この自律神経には交感神経と副交感神経とがあり、お互いの神経はまるで反対の働きをして体の平衡バランスを調整してくれています。

簡単に言うと、交感神経は昼間の神経で、頑張るときの神経です。それに対して副交感神経は夜間の神経で、寝ているときに働いて体内の「ゴミ」を片付け、明日のために体内を整える神経です。

このまったく異なる反対の働きをしている交感神経と副交感神経には、面白いことにお互いに助け合い協力し合おうとする相補力も働いているのです。人体の仕組みは、実に完璧に出来ています。

正常に排出・移動されない「ゴミ」が局部に集まり堆積していきますと、これはもう副交感神経が入る隙間がない。それでも何とか立て直そうとして副交感神経は痛み物質を分泌して訴えかけていると考えられます。

「しばらくの間、体を休ませていただけませんか…。このままいったら大変なことになりますから…。お願いします!」

その結果が、頭痛となって現われているのです。

これがいわゆる副交感神経の相補力の現われですから、痛いということは、あなたが正常人間である証でもあるのです。

人体の仕組みは、実に完璧に出来ています。

6-2, 環境を見直してみよう

症状が出ると辛いのはよくわかりますが、それは生命をなるべく長く維持する為の副交感神経の働きかけであり、体からの有り難いメッセージなのです。

自分が何を頑張りすぎたのか?
自分にとって何がストレスになっていたのか?
自分は何に対して不満を持ちやすいか?

思い当たることがあるはずです。
これは自分でしかわからないことです。

萬病の元となる「ゴミ」を作る本当の原因は、そこ、つまり自分を取り巻く環境の中にあると考えます。

6-3, ストレスに負けない心と体に戻す方法

今までお話ししてきたように、「ゴミ」を消せば症状は消え去ります。

しかし、またいつか再発するようでは消した意味がありません。

一度ゴミを消す経験をされたら、それをきっかけにその後はストレスに振り回されないよう、ストレスをストレスと感じないような自分(心とからだ)になっていただきたいと思っています。それが一番の幸せでしょう。

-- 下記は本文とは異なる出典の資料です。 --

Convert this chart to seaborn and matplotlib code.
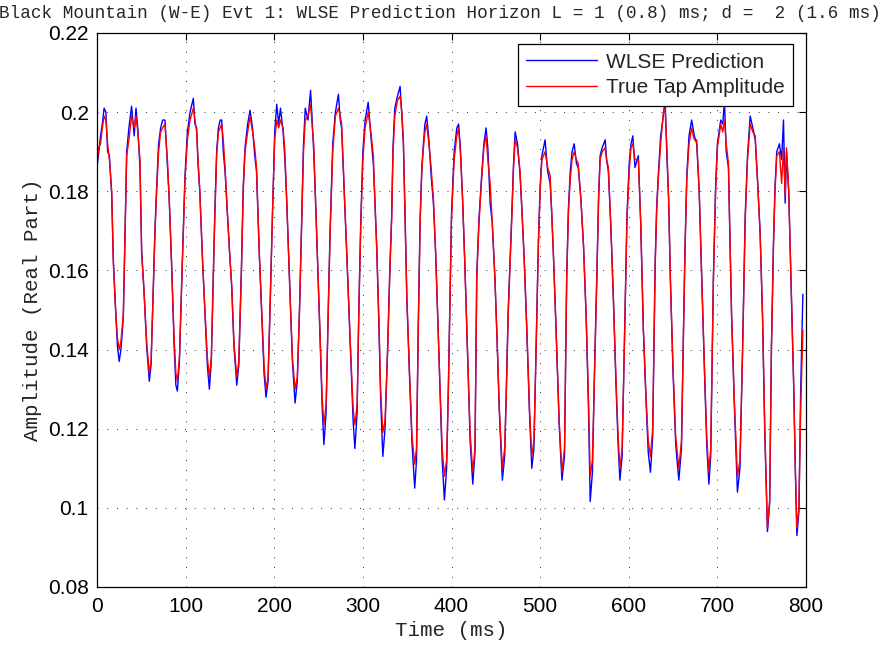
import matplotlib
matplotlib.use("Agg")
import matplotlib.pyplot as plt
import seaborn as sns
import pandas as pd

# ---- data ----
time_ms = [0, 2, 4, 6, 8, 10, 12, 14, 16.6, 18.4, 21, 23, 25, 27, 29.7, 31.5, 33.5, 36, 39, 42,
           44, 46, 48.5, 50.4, 53, 56, 59, 61, 63.5, 65.5, 67.3, 69.5, 71.8, 74, 76.7, 79.4, 81.5, 84.2, 87, 89,
           90.7, 93, 96, 99.3, 102, 105, 108.7, 110.5, 112.4, 114, 116, 119, 122, 124.5, 126.8, 129, 131, 133, 135, 137,
           139, 140.7, 142.5, 144.5, 147, 149.5, 152, 154.5, 157.7, 160, 163, 165, 167, 170, 172.7, 175.5, 178, 180, 183, 186,
           188.5, 190.7, 193, 195.5, 198, 200.5, 202.8, 205, 207, 210, 212, 214, 216, 217.8, 220.5, 223.5, 226, 228.5, 231, 233,
           235, 238, 241, 243, 244.5, 247, 249.5, 251.7, 254, 256, 258.5, 261, 263, 266, 269, 272.4, 274.5, 276, 279, 281.5,
           283.6, 286.5, 289, 291, 293.5, 295.5, 297.6, 300, 302.5, 306, 309, 311.8, 313.5, 315.6, 318, 320, 322.5, 325, 328, 330.5,
           332.5, 334, 336, 339, 342, 344, 345.7, 347.5, 349.6, 352.5, 355.5, 358.5, 360.5, 362.5, 364.6, 366.5, 368.3, 370, 372, 374.5,
           377, 379.6, 382, 384.5, 387, 389.5, 392, 394.5, 396.5, 398, 400, 403, 406, 408, 410, 412.5, 415, 418, 421, 424,
           426.5, 428.5, 431, 434, 436.5, 439, 441, 443.6, 446, 449, 451.5, 454, 457.4, 460, 462, 464, 468, 470, 471.8, 474.5,
           477.4, 479.5, 482, 485, 488, 490.6, 493, 495.5, 498, 500, 502, 505.6, 508.5, 511.3, 513, 515, 518, 521.5, 524.6, 527.5,
           530, 532, 534, 536, 538.4, 541, 543, 546, 549, 552, 554.5, 556.5, 559, 561.5, 564, 566, 567.7, 570, 573.4, 575,
           577, 580, 582.7, 585.5, 588, 590, 592.5, 595, 598, 600.5, 602.5, 604.6, 607, 610.8, 613.5, 616.5, 619.5, 622, 624.5, 627,
           629.8, 631.5, 633.3, 636, 639, 641, 643, 645, 647, 650, 653, 656.5, 659.5, 661.6, 663.5, 665.5, 668, 671, 674, 676.7,
           679.5, 682.4, 685.5, 688, 690.4, 692.5, 695.5, 698, 700, 703.8, 706, 708, 710, 712.5, 714, 716, 719, 722.6, 725.5, 728.5,
           731.4, 734, 737, 740, 742.7, 745.5, 748.3, 751, 753.5, 756.5, 759, 761, 763.3, 765, 767, 770, 772.5, 774.6, 776.5, 778,
           780.5, 783, 786, 788, 789.7, 792, 794, 796.5]

true_amp = [.187, .191, .192, .196, .199, .198, .192, .188, .180, .162, .150, .143, .140, .142, .149, .168, .189, .193, .199, .196,
            .199, .195, .188, .164, .155, .142, .134, .137, .155, .170, .180, .190, .195, .196, .197, .188, .178, .161, .143, .134,
            .132, .138, .160, .183, .193, .198, .201, .198, .195, .188, .180, .163, .149, .138, .133, .138, .156, .174, .189, .195,
            .196, .197, .193, .186, .175, .165, .156, .142, .133, .137, .160, .180, .190, .195, .199, .195, .191, .186, .165, .149,
            .136, .130, .133, .152, .1745, .193, .198, .196, .198, .196, .190, .178, .165, .154, .138, .130, .133, .150, .172, .190,
            .198, .199, .202, .196, .192, .175, .158, .143, .128, .121, .126, .150, .169, .190, .199, .201, .199, .197, .180, .166,
            .154, .138, .125, .121, .126, .150, .171, .188, .196, .200, .195, .189, .178, .166, .148, .130, .119, .122, .140, .160,
            .173, .190, .199, .203, .204, .200, .193, .175, .153, .135, .118, .111, .115, .145, .172, .185, .191, .195, .197, .192,
            .186, .178, .165, .148, .131, .115, .108, .112, .130, .149, .173, .188, .194, .196, .190, .178, .162, .140, .119, .109,
            .115, .158, .172, .183, .191, .194, .188, .182, .172, .158, .142, .125, .110, .115, .130, .149, .173, .186, .193, .191,
            .185, .175, .163, .145, .125, .113, .117, .140, .166, .180, .188, .190, .186, .184, .175, .164, .145, .122, .109, .115,
            .158, .175, .183, .188, .190, .188, .187, .178, .166, .148, .128, .108, .112, .135, .158, .178, .188, .190, .191, .188,
            .186, .170, .1525, .133, .118, .110, .115, .140, .1727, .185, .191, .192, .188, .188, .172, .145, .128, .117, .113, .120,
            .161, .175, .183, .192, .1997, .201, .191, .178, .1576, .135, .118, .110, .117, .142, .165, .183, .192, .196, .193, .193,
            .180, .1576, .135, .118, .109, .115, .1576, .180, .191, .197, .195, .198, .192, .187, .170, .149, .128, .108, .112, .140,
            .1727, .188, .197, .195, .194, .182, .169, .148, .120, .095, .102, .140, .166, .180, .189, .190, .182, .191, .179, .191,
            .180, .158, .132, .110, .095, .100, .125, .145]

wlse_pred = [.186, .190, .194, .197, .201, .200, .190, .189, .179, .163, .150, .141, .137, .140, .148, .168, .190, .196, .2015, .194,
             .201, .196, .186, .165, .155, .141, .132, .136, .156, .171, .181, .192, .196, .198, .198, .187, .178, .162, .141, .131,
             .1295, .137, .160, .184, .195, .200, .2035, .197, .196, .187, .180, .163, .148, .136, .130, .137, .157, .175, .190, .196,
             .198, .198, .190, .185, .175, .165, .156, .141, .131, .136, .161, .181, .191, .197, .2005, .196, .189, .185, .165, .148,
             .134, .128, .132, .153, .175, .195, .202, .197, .201, .195, .188, .178, .165, .154, .137, .1265, .132, .150, .173, .192,
             .201, .198, .2055, .197, .190, .175, .158, .143, .126, .116, .124, .151, .170, .192, .200, .2045, .198, .196, .180, .166,
             .154, .137, .122, .115, .124, .151, .172, .190, .198, .2025, .194, .187, .178, .166, .147, .128, .113, .120, .141, .161,
             .174, .191, .201, .204, .2065, .199, .192, .175, .153, .134, .116, .105, .112, .146, .173, .186, .192, .197, .199, .193,
             .184, .177, .165, .148, .130, .112, .102, .110, .131, .150, .174, .190, .196, .197, .191, .178, .162, .140, .117, .106,
             .114, .159, .173, .184, .192, .196, .191, .177, .172, .158, .142, .124, .107, .113, .131, .150, .174, .187, .195, .192,
             .184, .175, .163, .145, .124, .110, .115, .141, .167, .181, .189, .193, .185, .182, .175, .164, .145, .121, .107, .113,
             .159, .176, .185, .190, .192, .187, .186, .178, .166, .148, .126, .1016, .109, .136, .159, .179, .189, .191, .193, .188,
             .185, .170, .1525, .132, .116, .107, .113, .141, .174, .187, .192, .194, .186, .189, .172, .145, .127, .114, .109, .118,
             .162, .176, .184, .194, .199, .2035, .189, .178, .1576, .134, .116, .107, .115, .143, .166, .184, .194, .198, .194, .192,
             .180, .1576, .134, .116, .106, .113, .158, .181, .192, .198, .197, .2025, .190, .186, .170, .149, .127, .104, .110, .141,
             .174, .189, .199, .196, .193, .182, .169, .148, .119, .094, .101, .141, .167, .181, .190, .192, .188, .198, .177, .190,
             .180, .158, .132, .109, .093, .099, .130, .154]

x_ticks = [0, 100, 200, 300, 400, 500, 600, 700, 800]
y_ticks = [0.08, 0.10, 0.12, 0.14, 0.16, 0.18, 0.20, 0.22]
y_tick_labels = ["0.08", "0.1", "0.12", "0.14", "0.16", "0.18", "0.2", "0.22"]

series_names = ["WLSE Prediction", "True Tap Amplitude"]
series_colors = ["#0000ff", "#ff0000"]

title_text = "Black Mountain (W-E) Evt 1: WLSE Prediction Horizon L = 1 (0.8) ms; d =  2 (1.6 ms)"
x_label = "Time (ms)"
y_label = "Amplitude (Real Part)"

# ---- plotting ----
sns.set_style("white")
plt.rcParams["font.family"] = ["Liberation Sans", "DejaVu Sans"]

df_pred = pd.DataFrame({"t": time_ms, "v": wlse_pred})
df_true = pd.DataFrame({"t": time_ms, "v": true_amp})

fig = plt.figure(figsize=(8.8, 6.46), dpi=100)
ax = fig.add_axes([97 / 880, 1 - 587 / 646, 709 / 880, 554 / 646])

sns.lineplot(data=df_pred, x="t", y="v", ax=ax, color=series_colors[0], lw=1.0,
             estimator=None, sort=False, label=series_names[0])
sns.lineplot(data=df_true, x="t", y="v", ax=ax, color=series_colors[1], lw=1.0,
             estimator=None, sort=False, label=series_names[1])

ax.set_xlim(0, 800)
ax.set_ylim(0.08, 0.22)
ax.set_xticks(x_ticks)
ax.set_yticks(y_ticks)
ax.set_yticklabels(y_tick_labels)

ax.grid(True, color="black", linestyle=(0, (1, 9)), linewidth=0.7, alpha=0.8)
for s in ax.spines.values():
    s.set_color("black")
    s.set_linewidth(0.9)
    s.set_visible(True)
ax.tick_params(direction="in", top=True, right=True, length=5, width=0.8,
               labelsize=15, colors="black")
ax.tick_params(axis="x", pad=7)
ax.tick_params(axis="y", pad=6)

ax.set_xlabel(x_label, family="Liberation Mono", fontsize=15)
ax.set_ylabel(y_label, family="Liberation Mono", fontsize=15)
ax.xaxis.label.set_va("center")
ax.xaxis.set_label_coords(0.5, (587 - 631) / 554)
ax.yaxis.label.set_va("center")
ax.yaxis.set_label_coords((33 - 97) / 709, 0.5)

leg = ax.legend(loc="upper right", bbox_to_anchor=((793 - 97) / 709, (587 - 44) / 554),
                borderaxespad=0, fontsize=15, frameon=True, fancybox=False,
                handlelength=3.4, handletextpad=0.4, borderpad=0.42, labelspacing=0.3)
leg.get_frame().set_edgecolor("black")
leg.get_frame().set_linewidth(0.9)
leg.get_frame().set_alpha(1)
for line in leg.get_lines():
    line.set_linewidth(1.0)

fig.text(440 / 880, 1 - 14 / 646, title_text, ha="center", va="center",
         family="Liberation Mono", fontsize=12.7)

fig.savefig("out.png", dpi=100, facecolor="white")
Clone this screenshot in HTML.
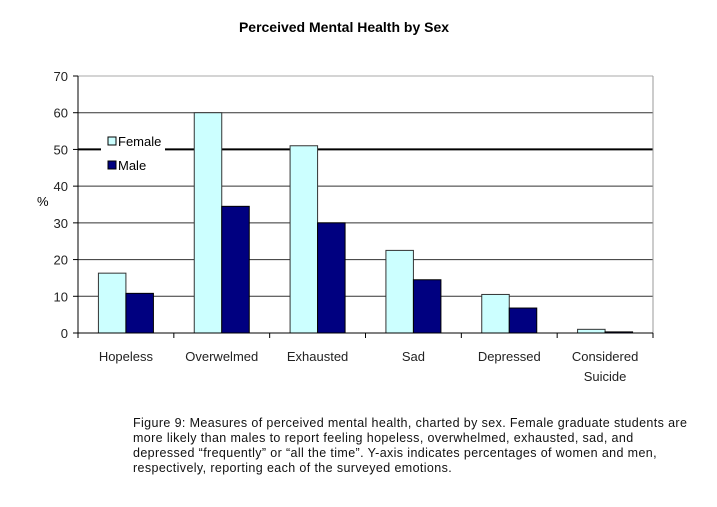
<!DOCTYPE html>
<html><head><meta charset="utf-8"><style>
body{margin:0;background:#fff;width:717px;height:507px;overflow:hidden;font-family:"Liberation Sans",sans-serif}
#cap{position:absolute;left:133px;top:416px;white-space:nowrap;font-size:12.5px;line-height:15px;color:#111;letter-spacing:0.38px}
</style></head><body>
<svg id="chart" width="717" height="400" style="position:absolute;left:0;top:0" font-family="Liberation Sans, sans-serif"></svg>
<div id="cap">Figure 9: Measures of perceived mental health, charted by sex. Female graduate students are<br>more likely than males to report feeling hopeless, overwhelmed, exhausted, sad, and<br>depressed “frequently” or “all the time”. Y-axis indicates percentages of women and men,<br>respectively, reporting each of the surveyed emotions.</div>
<script>
const categories=[["Hopeless"],["Overwelmed"],["Exhausted"],["Sad"],["Depressed"],["Considered","Suicide"]];
const female=[16.3,60,51,22.5,10.5,1];
const male=[10.8,34.5,30,14.5,6.8,0.3];
const ticks=[0,10,20,30,40,50,60,70];
const svg=document.getElementById('chart');const NS='http://www.w3.org/2000/svg';
const X0=78,X1=653,Y0=333,Y1=76,MAX=70;
const y=v=>Y0-(v/MAX)*(Y0-Y1);
const bw=(X1-X0)/categories.length;
function mk(t,a,p){const e=document.createElementNS(NS,t);for(const k in a)e.setAttribute(k,a[k]);(p||svg).appendChild(e);return e;}
let t=mk('text',{x:344,y:32,'text-anchor':'middle','font-size':14,'font-weight':'bold'});t.textContent='Perceived Mental Health by Sex';


ticks.forEach(v=>{
 const l=mk('line',{x1:X0,x2:X1,y1:y(v),y2:y(v),stroke:v==50?'#000':(v==70?'#aaa':'#333'),'stroke-width':v==50?2:1});
 
 
 const tx=mk('text',{x:X0-10,y:y(v)+5,'text-anchor':'end','font-size':13,fill:'#222'});tx.textContent=v;
 
 
 mk('line',{x1:X0-5,x2:X0,y1:y(v),y2:y(v),stroke:'#000'});
});
mk('line',{x1:X1,x2:X1,y1:Y1,y2:Y0,stroke:'#999'});
const yt=mk('text',{x:37,y:206,'font-size':13});yt.textContent='%';


categories.forEach((c,i)=>{
 const cx=X0+bw*(i+0.5),w=27.5;
 const f=mk('rect',{x:cx-w,y:y(female[i]),width:w,height:Y0-y(female[i]),fill:'#ccffff',stroke:'#333','stroke-width':1});
 
 
 const m=mk('rect',{x:cx,y:y(male[i]),width:w,height:Y0-y(male[i]),fill:'#000080',stroke:'#000','stroke-width':1});
 
 
 mk('line',{x1:X0+bw*(i+1),x2:X0+bw*(i+1),y1:Y0,y2:Y0+5,stroke:'#000'});
 c.forEach((s,j)=>{const tx=mk('text',{x:cx,y:361+j*20,'text-anchor':'middle','font-size':13,fill:'#222'});tx.textContent=s;
 
 });
});
mk('line',{x1:X0,x2:X0,y1:Y1,y2:Y0+5,stroke:'#000'});
mk('line',{x1:X0,x2:X1,y1:Y0,y2:Y0,stroke:'#000'});
const lg=mk('g',{});
mk('rect',{x:101,y:128,width:64,height:50,fill:'#fff'},lg);
mk('rect',{x:108,y:137,width:8,height:8,fill:'#ccffff',stroke:'#000'},lg);
let a=mk('text',{x:118,y:146,'font-size':13},lg);a.textContent='Female';
mk('rect',{x:108,y:161,width:8,height:8,fill:'#000080',stroke:'#000'},lg);
a=mk('text',{x:118,y:170,'font-size':13},lg);a.textContent='Male';
</script>
</body></html>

心的ストレスを解消することが心理学で出来るなら簡単ですが、理屈や理論だけではどうにもならないのが心というものです。

「自分で自分の心がどうにもならない、治めようがない」とよく言われますが、自分で自分の心を治める方法がわからないところに、人間が生きる上での難しさがあるようです。

例えば、自分の心が恐れ焦っている時は、いくら「恐れるな焦るな!」と言い聞かせても、交感神経が緊張して心臓がドキンドキンと拍動します。血管が引き締まって体が硬くなり、身動きがぎこちなく、普段のようになめらかにはいきません。

人間の「心」というものは潜在意識に原因しているものですから、顕在意識ではどうにもならないわけです。

これは既に科学の世界でも理解されていることでありますが、問題となるのは、自分の「心」を治めるための有効で安全で社会性ある方法・技術とはどのようなものかという事になってくるでしょう。

それが和医道和医術の得意とする分野であります。

和医道和医術には、ご自分で出来る有力な心身調律法があります。時間のある時、自宅でも外出先でもどこでもできる、自律神経コントロール法です。自分が心身共に日々元気を感じられるような自信が持てるようになるまで、実行されるとよろしいでしょう。

人生は短いようでも長い。

今持っている病気をきっかけに、もちろんその病気を解決されて、今後は安心した日常生活を送ることができる心と体に造りかえていただきたいと願っております。